WORK INSTRUCTIONS: Leave out every picture, and retype exactly the lines from the line with "Convert this chart" through the line with "alturas_speed = [9.8] * 36", both ends included.

══════════════════════════════

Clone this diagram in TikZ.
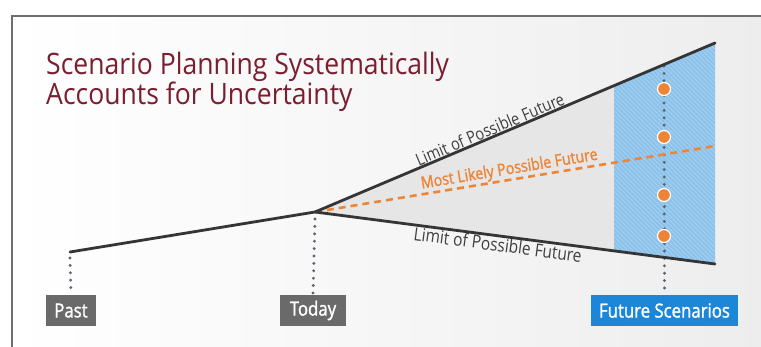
\documentclass[tikz,border=0pt]{standalone}
\usepackage{fontspec}
\setmainfont{Open Sans}[FakeStretch=0.86]
\newfontfamily\titlefont{Open Sans}[FakeStretch=0.9]
\newfontfamily\semifont{Open Sans}[FakeStretch=0.86, FakeBold=1.4]
\usetikzlibrary{calc}
\definecolor{titlered}{HTML}{7A1E30}
\definecolor{linegray}{HTML}{353535}
\definecolor{labelgray}{HTML}{404040}
\definecolor{futorange}{HTML}{EE8436}
\definecolor{hatchblue}{HTML}{8CC2EA}
\definecolor{hatchline}{HTML}{A9D3F2}
\definecolor{boxgray}{HTML}{6A6A6A}
\definecolor{boxblue}{HTML}{1C86D8}
\definecolor{dotgray}{HTML}{5A6172}
\definecolor{conegray}{HTML}{E6E6E6}
\definecolor{framegray}{HTML}{6E6E6E}
\tikzset{
  mainline/.style={draw=linegray, line width=2.8pt, line cap=round},
  likelyline/.style={draw=futorange, line width=2.6pt, dash pattern=on 7pt off 5pt},
  dotline/.style={draw=dotgray, line width=3.2pt, line cap=round, dash pattern=on 0pt off 7.4pt},
  limitlabel/.style={text=labelgray, font=\fontsize{17}{17}\selectfont, inner sep=1.5pt},
  likelylabel/.style={text=futorange, font=\semifont\fontsize{16.5}{16.5}\selectfont, inner sep=1.5pt},
  timebox/.style={fill=boxgray, text=white, minimum height=31pt, inner sep=0pt, font=\semifont\fontsize{19.5}{19.5}\selectfont},
  scenario/.style={circle, fill=futorange, draw=white, line width=1.2pt, minimum size=13pt, inner sep=0pt}
}
\begin{document}
\begin{tikzpicture}[x=1pt, y=-1pt]
\useasboundingbox (0,0) rectangle (761,347);
\fill[white] (0,0) rectangle (761,347);
\shade[left color=white, right color=black!7] (12,16) rectangle (761,347);
\draw[framegray, line width=1.6pt] (12,347) -- (12,16) -- (761,16);
% key points
\coordinate (pastpt) at (70,252);
\coordinate (today) at (315,212);
\coordinate (upend) at (715,43);
\coordinate (lowend) at (715,264);
\coordinate (likelyend) at (715,146);
\coordinate (blueul) at (614,85.7);
\coordinate (bluell) at (614,250.9);
% cone
\fill[conegray] (today) -- (blueul) -- (bluell) -- cycle;
% blue hatched area
\fill[hatchblue] (blueul) -- (upend) -- (lowend) -- (bluell) -- cycle;
\begin{scope}
\clip (blueul) -- (upend) -- (lowend) -- (bluell) -- cycle;
\foreach \k in {0,...,90}{
  \draw[hatchline, line width=0.7pt] (330+4.5*\k,20) -- ++(270,270);
}
\end{scope}
% title
\node[anchor=base west, text=titlered, font=\titlefont\fontsize{29.5}{30}\selectfont, align=left, inner sep=0pt] (title) at (46,105)
  {Scenario Planning Systematically\\Accounts for Uncertainty};
% boxes
\node[timebox, minimum width=50pt] (past) at (71,310.5) {Past};
\node[timebox, minimum width=66pt] (todaybox) at (313,310.5) {Today};
\node[timebox, fill=boxblue, minimum width=147pt] (futbox) at (664.5,310.5) {Future Scenarios};
% dotted verticals
\coordinate (futtop) at (664,66);
\draw[dotline] ($(pastpt)+(0,6)$) -- (past.north);
\draw[dotline] ($(today)+(0,7)$) -- (todaybox.north);
\draw[dotline] (futtop) -- (futbox.north);
% lines
\draw[likelyline] (today) -- (likelyend);
\draw[mainline] (pastpt) -- (today) -- (upend);
\draw[mainline] (today) -- (lowend);
% labels
\path (today) -- (upend) node[pos=0.445, sloped, above, limitlabel] (uplabel) {Limit of Possible Future};
\path (today) -- (lowend) node[pos=0.46, sloped, below, limitlabel, font=\fontsize{18}{18}\selectfont] (lowlabel) {Limit of Possible Future};
\path (today) -- (likelyend) node[pos=0.49, sloped, above, likelylabel] (likelylabel) {Most Likely Possible Future};
% scenario circles
\node[scenario] (s1) at (664,89) {};
\node[scenario] (s2) at (664,137) {};
\node[scenario] (s3) at (664,195) {};
\node[scenario] (s4) at (664,236) {};
\end{tikzpicture}
\end{document}
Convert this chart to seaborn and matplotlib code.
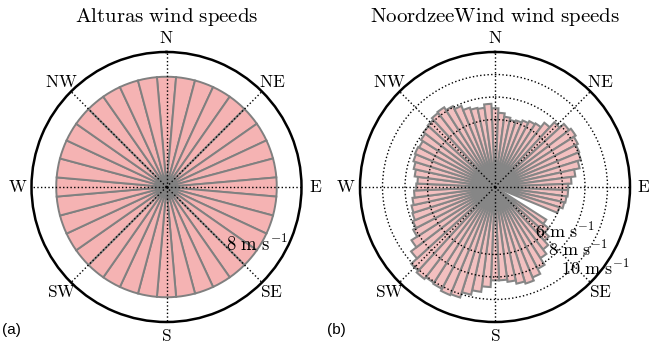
import numpy as np
import matplotlib
matplotlib.use("Agg")
import matplotlib.pyplot as plt
import seaborn as sns

sns.set_theme(style="white")
plt.rcParams["mathtext.fontset"] = "cm"
plt.rcParams["font.family"] = ["DejaVu Sans"]

# ---- data ----
directions = ["N", "NE", "E", "SE", "S", "SW", "W", "NW"]
dir_angles = [0, 45, 90, 135, 180, 225, 270, 315]

alturas_dirs = list(range(0, 360, 10))
alturas_speed = [9.8] * 36

nz_dirs = list(range(0, 360, 5))
nz_speed = [7.0, 6.6, 6.3, 6.1, 6.2, 6.4, 6.6, 6.7, 7.2, 7.8,
            8.3, 8.5, 8.3, 8.1, 8.0, 7.7, 7.2, 6.8, 6.5, 6.5,
            6.4, 6.3, 6.0, 0.4, 0.5, 5.4, 6.0, 6.5, 7.0, 7.5,
            8.2, 8.7, 9.0, 8.8, 8.5, 8.3, 8.3, 8.9, 9.4, 9.8,
            10.3, 10.4, 10.2, 10.1, 10.3, 10.1, 9.4, 8.8, 8.2, 7.9,
            7.7, 7.6, 7.4, 7.2, 7.0, 6.9, 7.2, 7.4, 7.6, 7.7,
            7.6, 7.8, 8.0, 8.1, 8.3, 8.4, 8.1, 7.8, 7.4, 7.2,
            7.1, 7.4]

alturas_rticks = [8]
nz_rticks = [6, 8, 10]

W, H = 649, 346
fig = plt.figure(figsize=(W / 100, H / 100), dpi=100)

def make_ax(cx, cy, rad):
    return fig.add_axes([(cx - rad) / W, (H - cy - rad) / H, 2 * rad / W, 2 * rad / H],
                        projection="polar")

def style(ax, rmax, rticks, rlabpos, show_rgrid, labsize):
    ax.set_theta_zero_location("N")
    ax.set_theta_direction(-1)
    ax.set_ylim(0, rmax)
    ax.set_xticks(np.deg2rad(dir_angles))
    ax.set_xticklabels([r"$\mathrm{%s}$" % d for d in directions], fontsize=12.5, color="black")
    ax.tick_params(axis="x", pad=-3)
    ax.set_yticks(rticks)
    ax.set_yticklabels([r"$%d\ \mathrm{m\ s^{-1}}$" % t for t in rticks], fontsize=labsize, color="black")
    ax.set_rlabel_position(rlabpos)
    ax.xaxis.grid(True, color="black", linestyle=":", linewidth=1.0)
    if show_rgrid:
        ax.yaxis.grid(True, color="black", linestyle=":", linewidth=1.0)
    else:
        ax.yaxis.grid(False)
    ax.set_axisbelow(False)
    ax.spines["polar"].set_color("black")
    ax.spines["polar"].set_linewidth(1.8)
    ax.set_facecolor("white")

ax1 = make_ax(166.5, 187, 135)
ax1.bar(np.deg2rad(alturas_dirs), alturas_speed, width=np.deg2rad(10), bottom=0,
        color="#f5b3b3", edgecolor="#808080", linewidth=1.4, zorder=1)
style(ax1, 12, alturas_rticks, 139, False, 13.5)

ax2 = make_ax(495, 187, 135)
ax2.bar(np.deg2rad(nz_dirs), nz_speed, width=np.deg2rad(5), bottom=0,
        color="#f3c0c0", edgecolor="#868686", linewidth=1.5, zorder=1)
style(ax2, 12, nz_rticks, 144, True, 13)

fig.text(166.5 / W, 1 - 17 / H, r"$\mathrm{Alturas\ wind\ speeds}$", ha="center", va="center",
         fontsize=15, color="black")
fig.text(495 / W, 1 - 17 / H, r"$\mathrm{NoordzeeWind\ wind\ speeds}$", ha="center", va="center",
         fontsize=15, color="black")
fig.text(2 / W, 1 - 330 / H, "(a)", ha="left", va="center", fontsize=11,
         family=["Liberation Sans", "DejaVu Sans"], color="black")
fig.text(327 / W, 1 - 330 / H, "(b)", ha="left", va="center", fontsize=11,
         family=["Liberation Sans", "DejaVu Sans"], color="black")

fig.savefig("out.png", dpi=100, facecolor="white")
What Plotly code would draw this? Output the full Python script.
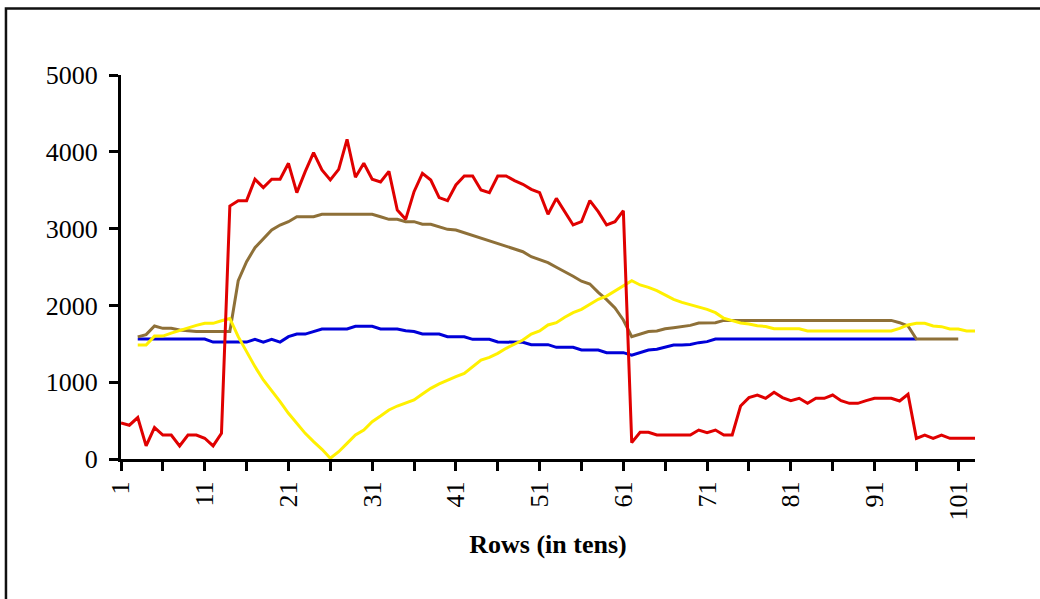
import plotly.graph_objects as go

# ---------------- data ----------------
red_start = 1
red = [470, 440, 540, 170, 410, 312, 312, 170, 312, 312,
       270, 170, 334, 3294, 3364, 3364, 3642, 3533, 3642, 3642,
       3850, 3468, 3741, 3989, 3763, 3633, 3772, 4163, 3668, 3850,
       3642, 3607, 3745, 3242, 3121, 3481, 3720, 3633, 3403, 3364,
       3568, 3685, 3685, 3503, 3468, 3685, 3685, 3624, 3577, 3512,
       3468, 3186, 3394, 3221, 3047, 3090, 3364, 3221, 3047, 3090,
       3233, 213, 347, 347, 312, 312, 312, 312, 312, 377,
       342, 377, 312, 312, 690, 799, 833, 790, 868, 799,
       760, 790, 725, 790, 790, 833, 760, 725, 725, 760,
       790, 790, 790, 755, 842, 269, 312, 269, 312, 269,
       269, 269, 269]

brown_start = 3
brown = [1590, 1620, 1732, 1701, 1701, 1680, 1671, 1660, 1660, 1660,
         1660, 1660, 2322, 2569, 2752, 2873, 2982, 3047, 3090, 3155,
         3155, 3155, 3186, 3186, 3186, 3186, 3186, 3186, 3186, 3155,
         3121, 3121, 3090, 3090, 3056, 3056, 3025, 2990, 2982, 2947,
         2908, 2873, 2839, 2799, 2765, 2738, 2699, 2634, 2591, 2556,
         2496, 2440, 2380, 2315, 2279, 2170, 2075, 1966, 1810, 1593,
         1624, 1660, 1667, 1695, 1710, 1730, 1740, 1770, 1770, 1775,
         1805, 1805, 1805, 1805, 1805, 1805, 1805, 1805, 1805, 1805,
         1805, 1805, 1805, 1805, 1805, 1805, 1805, 1805, 1805, 1805,
         1805, 1775, 1731, 1562, 1562, 1562, 1562, 1562, 1562]

blue_start = 3
blue = [1562, 1562, 1562, 1562, 1562, 1562, 1562, 1562, 1562, 1522,
        1522, 1522, 1522, 1522, 1558, 1522, 1558, 1522, 1593, 1626,
        1626, 1658, 1693, 1693, 1693, 1693, 1727, 1727, 1727, 1693,
        1693, 1693, 1669, 1660, 1628, 1628, 1628, 1592, 1592, 1592,
        1558, 1558, 1558, 1523, 1523, 1523, 1520, 1489, 1489, 1489,
        1454, 1454, 1454, 1419, 1419, 1419, 1385, 1385, 1385, 1352,
        1385, 1419, 1430, 1454, 1484, 1484, 1490, 1515, 1528, 1562,
        1562, 1562, 1562, 1562, 1562, 1562, 1562, 1562, 1562, 1562,
        1562, 1562, 1562, 1562, 1562, 1562, 1562, 1562, 1562, 1562,
        1562, 1562, 1562, 1562]

yellow_start = 3
yellow = [1484, 1484, 1600, 1600, 1640, 1675, 1710, 1740, 1766, 1766,
          1800, 1830, 1593, 1397, 1203, 1029, 890, 747, 595, 464,
          334, 226, 126, 10, 95, 204, 312, 378, 486, 560,
          638, 690, 728, 770, 846, 920, 977, 1029, 1072, 1115,
          1202, 1289, 1324, 1375, 1441, 1497, 1549, 1628, 1667, 1745,
          1775, 1845, 1905, 1948, 2014, 2079, 2122, 2192, 2257, 2322,
          2266, 2235, 2192, 2130, 2079, 2040, 2010, 1975, 1948, 1905,
          1832, 1801, 1770, 1758, 1735, 1725, 1695, 1695, 1695, 1695,
          1667, 1667, 1667, 1667, 1667, 1667, 1667, 1667, 1667, 1667,
          1667, 1701, 1745, 1767, 1767, 1732, 1723, 1693, 1693, 1667,
          1667]

x_title = "Rows (in tens)"
y_ticks = [0, 1000, 2000, 3000, 4000, 5000]

# ---------------- figure ----------------
FONT = "Liberation Serif"
series = [
    ("blue", blue_start, blue, "#0000D8"),
    ("brown", brown_start, brown, "#8E7038"),
    ("yellow", yellow_start, yellow, "#FFF000"),
    ("red", red_start, red, "#E00000"),
]

fig = go.Figure()
for name, start, vals, col in series:
    fig.add_trace(go.Scatter(
        x=list(range(start, start + len(vals))), y=vals, mode="lines",
        name=name, line=dict(color=col, width=3), showlegend=False,
        hoverinfo="x+y"))

xr = [1, 103]
yr = [0, 5000]
tick_common = dict(tickcolor="black", tickwidth=3, ticklen=9)

fig.update_layout(
    width=1040, height=599,
    margin=dict(l=121, r=65, t=75, b=140),
    paper_bgcolor="white", plot_bgcolor="white",
    font=dict(family=FONT, size=26, color="black"),
    xaxis=dict(
        range=xr, tick0=1, dtick=10, ticks="outside", **tick_common,
        minor=dict(tick0=1, dtick=5, ticks="outside", ticklen=9,
                   tickwidth=3, tickcolor="black"),
        tickangle=-90, showgrid=False, zeroline=False,
        showline=True, linecolor="black", linewidth=3,
        ticklabelstandoff=0,
        title=dict(text="<b>" + x_title + "</b>", standoff=16,
                   font=dict(family=FONT, size=26)),
    ),
    yaxis=dict(
        range=yr, tickvals=y_ticks, ticks="outside", **tick_common,
        showgrid=False, zeroline=False,
        showline=True, linecolor="black", linewidth=3,
        ticklabelstandoff=6,
    ),
    xaxis2=dict(
        range=xr, overlaying="x", anchor="y", side="bottom",
        tick0=1, dtick=10, ticks="inside", **tick_common,
        minor=dict(tick0=1, dtick=5, ticks="inside", ticklen=9,
                   tickwidth=3, tickcolor="black"),
        showticklabels=False, showgrid=False, zeroline=False, showline=False,
    ),
    yaxis2=dict(
        range=yr, overlaying="y", anchor="x", side="left",
        tickvals=y_ticks, ticks="inside", **tick_common,
        showticklabels=False, showgrid=False, zeroline=False, showline=False,
    ),
    shapes=[dict(type="rect", xref="paper", yref="paper",
                 x0=-0.1347, x1=1.09, y0=-0.40, y1=1.173,
                 line=dict(color="#111", width=2.5), fillcolor="rgba(0,0,0,0)",
                 layer="below")],
)

fig.write_html("out.html")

══════════════════════════════

FINISHED EXERCISE:
Convert this chart to seaborn and matplotlib code.
import numpy as np
import matplotlib
matplotlib.use("Agg")
import matplotlib.pyplot as plt
import seaborn as sns

sns.set_theme(style="white")
plt.rcParams["mathtext.fontset"] = "cm"
plt.rcParams["font.family"] = ["DejaVu Sans"]

# ---- data ----
directions = ["N", "NE", "E", "SE", "S", "SW", "W", "NW"]
dir_angles = [0, 45, 90, 135, 180, 225, 270, 315]

alturas_dirs = list(range(0, 360, 10))
alturas_speed = [9.8] * 36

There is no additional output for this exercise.